» **Description of the task**:
Every line from the start of the records through the line with "import * as" is to be written out exactly; pictures are not.

------ Dataset records ------

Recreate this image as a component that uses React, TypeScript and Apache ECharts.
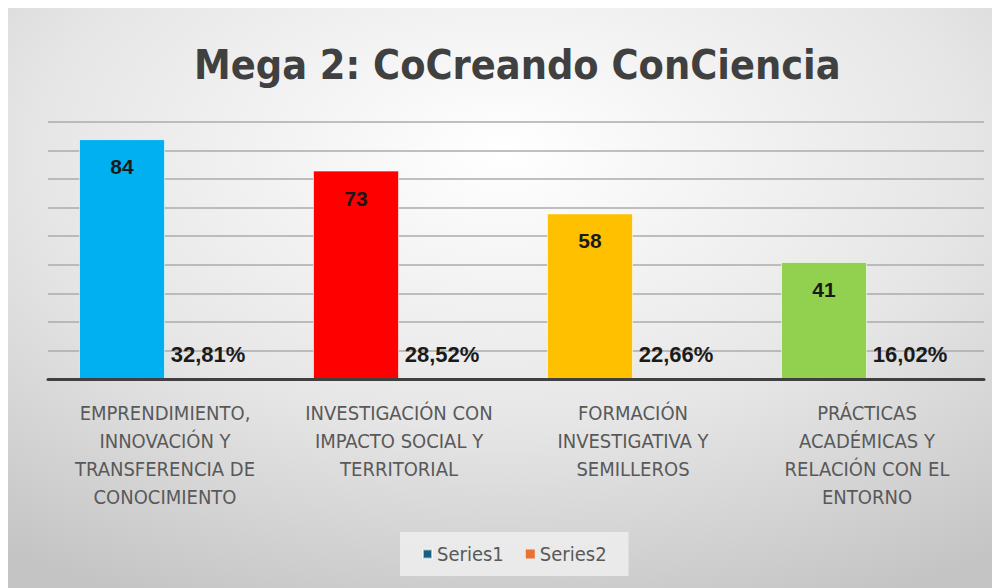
import React, { useEffect, useRef } from "react";
import * as echarts from "echarts";

const categories = [
  "EMPRENDIMIENTO,\nINNOVACIÓN Y\nTRANSFERENCIA DE\nCONOCIMIENTO",
  "INVESTIGACIÓN CON\nIMPACTO SOCIAL Y\nTERRITORIAL",
  "FORMACIÓN\nINVESTIGATIVA Y\nSEMILLEROS",
  "PRÁCTICAS\nACADÉMICAS Y\nRELACIÓN CON EL\nENTORNO",
];
const series1 = [84, 73, 58, 41];
const series2 = [0.3281, 0.2852, 0.2266, 0.1602];
const barColors = ["#00B0F0", "#FF0000", "#FFC000", "#92D050"];
const titleText = "Mega 2: CoCreando ConCiencia";

const NARROW = "'DejaVu Sans Condensed', 'Liberation Sans Narrow', sans-serif";

export default function App() {
  const ref = useRef<HTMLDivElement>(null);
  useEffect(() => {
    if (!ref.current) return;
    const chart = echarts.init(ref.current, null, { renderer: "svg" });
    chart.setOption({
      animation: false,
      backgroundColor: new echarts.graphic.RadialGradient(0.5, 0.25, 0.85, [
        { offset: 0, color: "#ffffff" },
        { offset: 0.55, color: "#e6e6e6" },
        { offset: 1, color: "#c4c4c4" },
      ]),
      title: {
        text: titleText,
        left: 181,
        top: 31,
        textStyle: {
          fontFamily: NARROW,
          fontSize: 41,
          fontWeight: "bold",
          color: "#404040",
        },
      },
      legend: {
        data: ["Series1", "Series2"],
        bottom: 12,
        left: 392,
        icon: "rect",
        itemWidth: 9,
        itemHeight: 9,
        itemGap: 22,
        padding: [12, 22],
        backgroundColor: "rgba(240,240,240,0.8)",
        textStyle: { fontFamily: NARROW, fontSize: 20, color: "#595959" },
      },
      grid: { left: 40, right: 16, top: 114, bottom: 209, containLabel: false },
      xAxis: {
        type: "category",
        data: categories,
        z: 10,
        axisLine: { lineStyle: { color: "#404040", width: 3 } },
        axisTick: { show: false },
        axisLabel: {
          margin: 20,
          fontFamily: NARROW,
          fontSize: 20,
          lineHeight: 28,
          color: "#595959",
          interval: 0,
        },
      },
      yAxis: {
        type: "value",
        min: 0,
        max: 90,
        interval: 10,
        axisLabel: { show: false },
        axisLine: { show: false },
        axisTick: { show: false },
        splitLine: { lineStyle: { color: "#ababab", width: 1.5 } },
      },
      series: [
        {
          name: "Series1",
          type: "bar",
          data: series1.map((v, i) => ({ value: v, itemStyle: { color: barColors[i] } })),
          itemStyle: { color: "#156082", borderColor: "rgba(255,255,255,0.6)", borderWidth: 1 },
          barWidth: 86,
          barGap: "0%",
          label: {
            show: true,
            position: "insideTop",
            distance: 17,
            fontFamily: "'Liberation Sans', Arial, sans-serif",
            fontSize: 21,
            fontWeight: "bold",
            color: "#1a1a1a",
          },
        },
        {
          name: "Series2",
          type: "bar",
          data: series2,
          itemStyle: { color: "#E97132" },
          barWidth: 86,
          label: {
            show: true,
            position: "top",
            distance: 13,
            fontFamily: "'Liberation Sans', Arial, sans-serif",
            fontSize: 22,
            fontWeight: "bold",
            color: "#1a1a1a",
            formatter: (p: any) => (p.value * 100).toFixed(2).replace(".", ",") + "%",
          },
        },
      ],
    });
    return () => chart.dispose();
  }, []);
  return <div ref={ref} style={{ width: 992, height: 580 }} />;
}
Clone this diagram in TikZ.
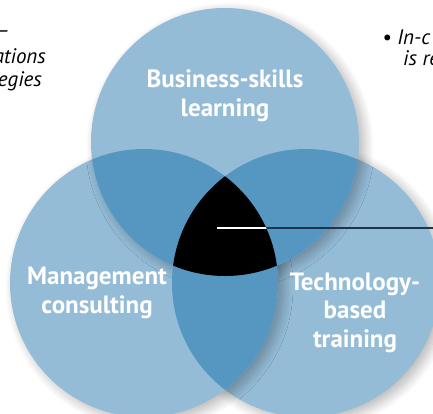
\documentclass[tikz,border=0pt]{standalone}
\usepackage{fontspec}
\setmainfont{PT Sans}
\usetikzlibrary{shadows.blur}
\definecolor{venlight}{RGB}{148,188,215}
\definecolor{vendark}{RGB}{86,151,194}
\definecolor{venline}{RGB}{28,52,78}

\begin{document}
\begin{tikzpicture}[x=1pt, y=-1pt,
  ring/.style={fill=venlight, blur shadow={shadow xshift=5pt, shadow yshift=-4pt, shadow blur radius=10pt, shadow blur steps=14, shadow opacity=30}},
  venlabel/.style={text=white, font=\fontsize{25}{28.5}\selectfont\bfseries, align=center, anchor=base, inner sep=0pt},
  sidetext/.style={font=\fontsize{21}{24}\selectfont\itshape, inner sep=0pt}]
\useasboundingbox (0,0) rectangle (433,413);
\clip (0,0) rectangle (433,413);

\coordinate (learn) at (225,142);
\coordinate (mgmt) at (144,283);
\coordinate (tech) at (306,283);

% the three circles
\fill[ring] (tech) circle (134pt);
\fill[ring] (mgmt) circle (134pt);
\fill[ring] (learn) circle (134pt);

% overlaps
\begin{scope}
\clip (learn) circle (134pt);
\fill[vendark] (mgmt) circle (134pt);
\fill[vendark] (tech) circle (134pt);
\end{scope}
\begin{scope}
\clip (mgmt) circle (134pt);
\fill[vendark] (tech) circle (134pt);
\end{scope}
\begin{scope}
\clip (mgmt) circle (134pt);
\clip (tech) circle (134pt);
\fill[black] (learn) circle (134pt);
\end{scope}

% callout line
\coordinate (core) at (217,228);
\coordinate (callout) at (433,228);
\draw[venline, line width=1.2pt] (core) -- (callout);
\begin{scope}
\clip (mgmt) circle (134pt);
\clip (tech) circle (134pt);
\clip (learn) circle (134pt);
\draw[white, line width=1.2pt] (core) -- (callout);
\end{scope}

% base anchor sits on the last line
\node[venlabel] (learntext) at (225,116) {Business-skills\\learning};
\node[venlabel] (mgmttext) at (97,313) {Management\\consulting};
\node[venlabel] (techtext) at (355,347) {Technology-\\based\\training};

\node[sidetext, anchor=base east] (dash) at (10,37) {—};
\node[sidetext, anchor=base east] (ations) at (46,63) {ations};
\node[sidetext, anchor=base east] (egies) at (42,86) {egies};
\node[sidetext, anchor=base west] (bullet) at (382,44) {• In-c};
\node[sidetext, anchor=base west] (isre) at (403,65) {is re};
\end{tikzpicture}
\end{document}
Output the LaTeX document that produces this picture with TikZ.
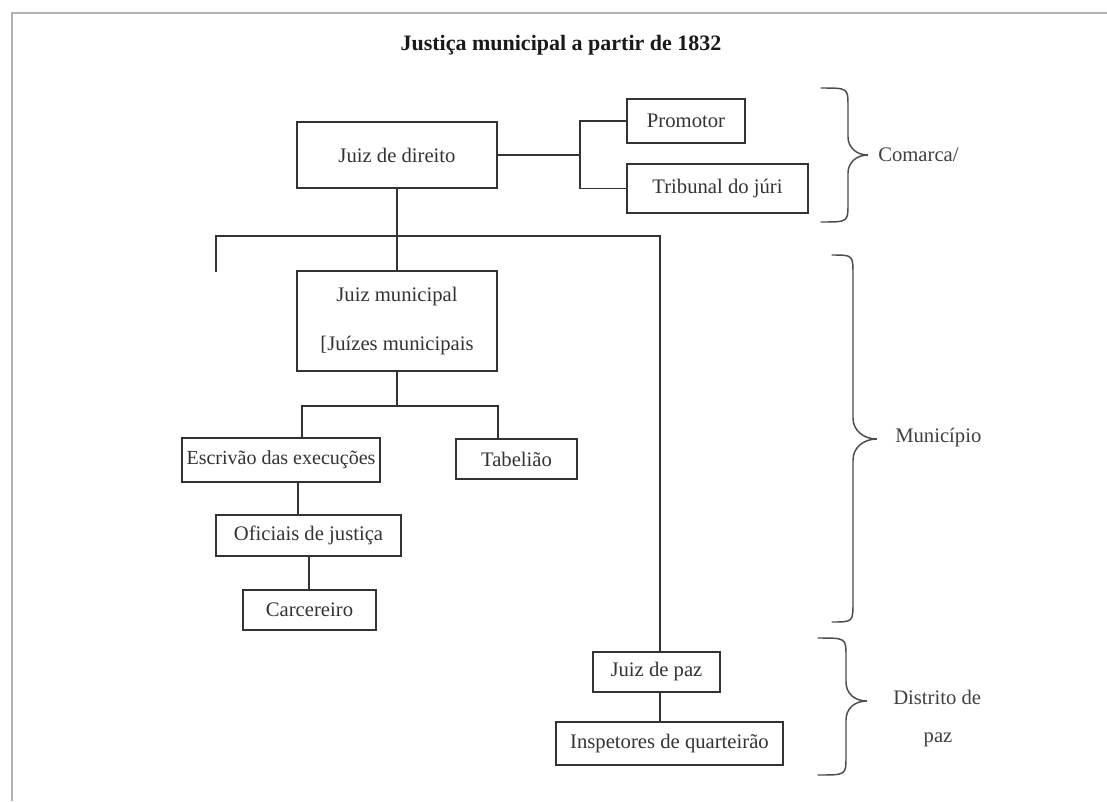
\documentclass[tikz,border=0pt]{standalone}
\usepackage{fontspec}
\setmainfont{Liberation Serif}
\begin{document}
\begin{tikzpicture}[x=0.75pt,y=-0.75pt,
  box/.style={draw=black!80, line width=1.1pt, rectangle, inner sep=0pt,
    font=\fontsize{15.5}{18}\selectfont, text=black!80},
  conn/.style={draw=black!80, line width=1.1pt},
  brc/.style={draw=black!70, line width=1.1pt, line cap=round},
  lab/.style={font=\fontsize{15.5}{18}\selectfont, text=black!75, inner sep=0pt},
  frame/.style={draw=black!30, line width=2pt}]
\useasboundingbox[fill=white] (0,0) rectangle (1107,801);
% page edge
\draw[frame] (12,801) -- (12,13) -- (1107,13);
% title
\node[font=\bfseries\fontsize{16.5}{20}\selectfont, text=black!90] (title) at (561,45) {Justiça municipal a partir de 1832};
% boxes
\node[box, minimum width=150pt, minimum height=49.5pt] (jdd) at (397,155) {Juiz de direito};
\node[box, minimum width=88.5pt, minimum height=33pt] (prom) at (686,121) {Promotor};
\node[box, minimum width=135.75pt, minimum height=36.75pt] (trib) at (717.5,188.5) {Tribunal do júri};
\node[box, minimum width=150pt, minimum height=75pt, align=center] (jm) at (397,321) {Juiz municipal\\[19pt][Juízes municipais};
\node[box, minimum width=148.5pt, minimum height=33pt, font=\fontsize{15}{18}\selectfont] (esc) at (281,460) {Escrivão das execuções};
\node[box, minimum width=90.75pt, minimum height=30pt] (tab) at (516.5,459) {Tabelião};
\node[box, minimum width=138.75pt, minimum height=30.75pt] (ofi) at (308.5,535.5) {Oficiais de justiça};
\node[box, minimum width=99.75pt, minimum height=30pt] (car) at (309.5,610) {Carcereiro};
\node[box, minimum width=95.25pt, minimum height=30pt] (jp) at (656.5,672) {Juiz de paz};
\node[box, minimum width=170.25pt, minimum height=32.25pt] (insp) at (669.5,743.5) {Inspetores de quarteirão};
% junction coordinates
\coordinate (jc) at (580,155);
\coordinate (bl) at (216,236);
\coordinate (blend) at (216,272);
\coordinate (br) at (660,236);
\coordinate (mb) at (397,406);
\coordinate (el) at (302,406);
\coordinate (er) at (498,406);
\coordinate (ox) at (298,500);
\coordinate (cx) at (309,570);
% connectors
\draw[conn] (jdd.east) -- (jc);
\draw[conn] (prom.west) -| (jc |- trib.west) -- (trib.west);
\draw[conn] (jdd.south) -- (jm.north);
\draw[conn] (blend) -- (bl) -- (br) -- (br |- jp.north);
\draw[conn] (jm.south) -- (mb);
\draw[conn] (el |- esc.north) -- (el) -- (er) -- (er |- tab.north);
\draw[conn] (esc.south -| ox) -- (ofi.north -| ox);
\draw[conn] (ofi.south -| cx) -- (car.north -| cx);
\draw[conn] (jp.south -| br) -- (insp.north -| br);
% braces
\draw[brc] (821,88) .. controls (848,88) .. (848,106) -- (848,137)
  .. controls (848,147) and (856,155) .. (868,155)
  .. controls (856,155) and (848,163) .. (848,173)
  -- (848,204) .. controls (848,222) .. (821,222);
\draw[brc] (832,255) .. controls (853,255) .. (853,275) -- (853,418)
  .. controls (853,430) and (863,439) .. (877,439)
  .. controls (863,439) and (853,448) .. (853,460)
  -- (853,602) .. controls (853,622) .. (832,622);
\draw[brc] (818,638) .. controls (846,638) .. (846,656) -- (846,682)
  .. controls (846,693) and (854,701) .. (867,701)
  .. controls (854,701) and (846,709) .. (846,720)
  -- (846,757) .. controls (846,775) .. (818,775);
% side labels
\node[lab, anchor=west] (comarca) at (878,155) {Comarca/};
\node[lab, anchor=west] (municipio) at (895,438) {Município};
\node[lab, anchor=west] (distrito) at (893,697) {Distrito de};
\node[lab] (paz) at (938,740) {paz};
\end{tikzpicture}
\end{document}
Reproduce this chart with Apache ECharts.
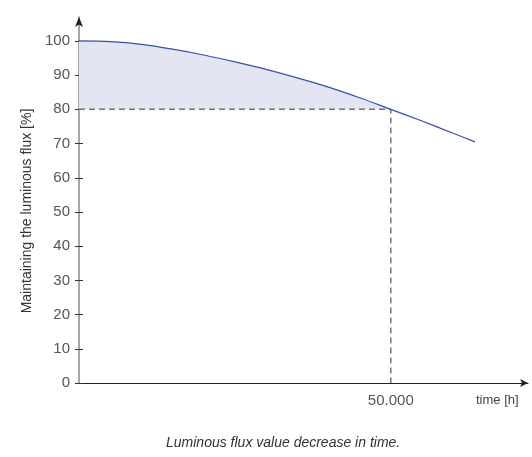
<!DOCTYPE html>
<html><head><meta charset="utf-8">
<script src="https://cdn.jsdelivr.net/npm/echarts@6/dist/echarts.min.js"></script>
<style>html,body{margin:0;padding:0;background:#fff}#c{width:532px;height:457px}</style>
</head><body><div id="c"></div>
<script>
// Data
const timeHours = [0, 5000, 10000, 15000, 20000, 25000, 30000, 35000, 40000, 45000, 50000, 55000, 60000, 63500];
const fluxPercent = [100, 99.8, 99.0, 97.6, 95.9, 93.9, 91.7, 89.2, 86.5, 83.4, 80, 76.6, 73.0, 70.5];
const thresholdTime = 50000;
const thresholdFlux = 80;
const yTicks = [0, 10, 20, 30, 40, 50, 60, 70, 80, 90, 100];
const xTicks = [50000];
const xTickLabels = ['50.000'];
const yAxisName = 'Maintaining the luminous flux [%]';
const xAxisName = 'time [h]';
const caption = 'Luminous flux value decrease in time.';

const curve = timeHours.map((t, i) => [t, fluxPercent[i]]);
const shaded = curve.filter(p => p[0] <= thresholdTime);
const guide = [[0, thresholdFlux], [thresholdTime, thresholdFlux], [thresholdTime, 0]];

const font = 'Liberation Sans, Arial, sans-serif';
const chart = echarts.init(document.getElementById('c'), null, {renderer: 'canvas'});
chart.setOption({
  animation: false,
  title: {
    text: caption, left: 161, top: 431,
    textStyle: {fontFamily: font, fontSize: 14, fontStyle: 'italic', fontWeight: 'normal', color: '#333'}
  },
  grid: {left: 79, right: 4, top: 17, bottom: 74},
  xAxis: {
    type: 'value', min: 0, max: 72000,
    name: xAxisName, nameLocation: 'end', nameGap: -52,
    nameTextStyle: {fontFamily: font, fontSize: 13, color: '#444', verticalAlign: 'top', padding: [11, 0, 0, 0]},
    axisLine: {show: true, lineStyle: {color: '#222', width: 1}, symbol: ['none', 'arrow'], symbolSize: [6, 8]},
    axisTick: {show: false},
    splitLine: {show: false},
    axisLabel: {
      customValues: xTicks, fontFamily: font, fontSize: 15, color: '#555', margin: 10,
      formatter: v => xTickLabels[xTicks.indexOf(v)] || ''
    }
  },
  yAxis: [{
    type: 'value', min: 0, max: 107,
    name: yAxisName, nameLocation: 'middle', nameGap: 45,
    nameTextStyle: {fontFamily: font, fontSize: 14, color: '#333', padding: [0, 22, 0, 0]},
    axisLine: {show: true, lineStyle: {color: '#888', width: 1.5}},
    axisTick: {show: true, customValues: yTicks, length: 4, lineStyle: {color: '#333'}},
    splitLine: {show: false},
    axisLabel: {customValues: yTicks, fontFamily: font, fontSize: 15, color: '#555', margin: 9}
  }, {
    type: 'value', min: 0, max: 107, position: 'left', offset: 0,
    axisLine: {show: true, lineStyle: {color: '#222', width: 0}, symbol: ['none', 'arrow'], symbolSize: [6, 10]},
    axisTick: {show: true, inside: true, customValues: yTicks, length: 4, lineStyle: {color: '#333'}},
    axisLabel: {show: false}, splitLine: {show: false}
  }],
  series: [
    {type: 'custom', data: shaded, silent: true, z: 1,
     renderItem: function (params, api) {
       if (params.dataIndex !== 0) return null;
       const pts = shaded.map(p => api.coord(p));
       pts.push(api.coord([thresholdTime, thresholdFlux]));
       pts.push(api.coord([0, thresholdFlux]));
       return {type: 'polygon', shape: {points: pts}, style: {fill: '#e3e5f2', stroke: null}};
     }},
    {type: 'line', data: guide, symbol: 'none', z: 3,
     lineStyle: {color: '#777', width: 1.5, type: [6, 4]}},
    {type: 'line', data: curve, symbol: 'none', smooth: 0.3, z: 4,
     lineStyle: {color: '#3a4fae', width: 1.2}}
  ]
});
</script></body></html>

------

» **The reply**:
Recreate this image as a component that uses React, TypeScript and Apache ECharts.
import React, { useEffect, useRef } from "react";
import * as echarts from "echarts";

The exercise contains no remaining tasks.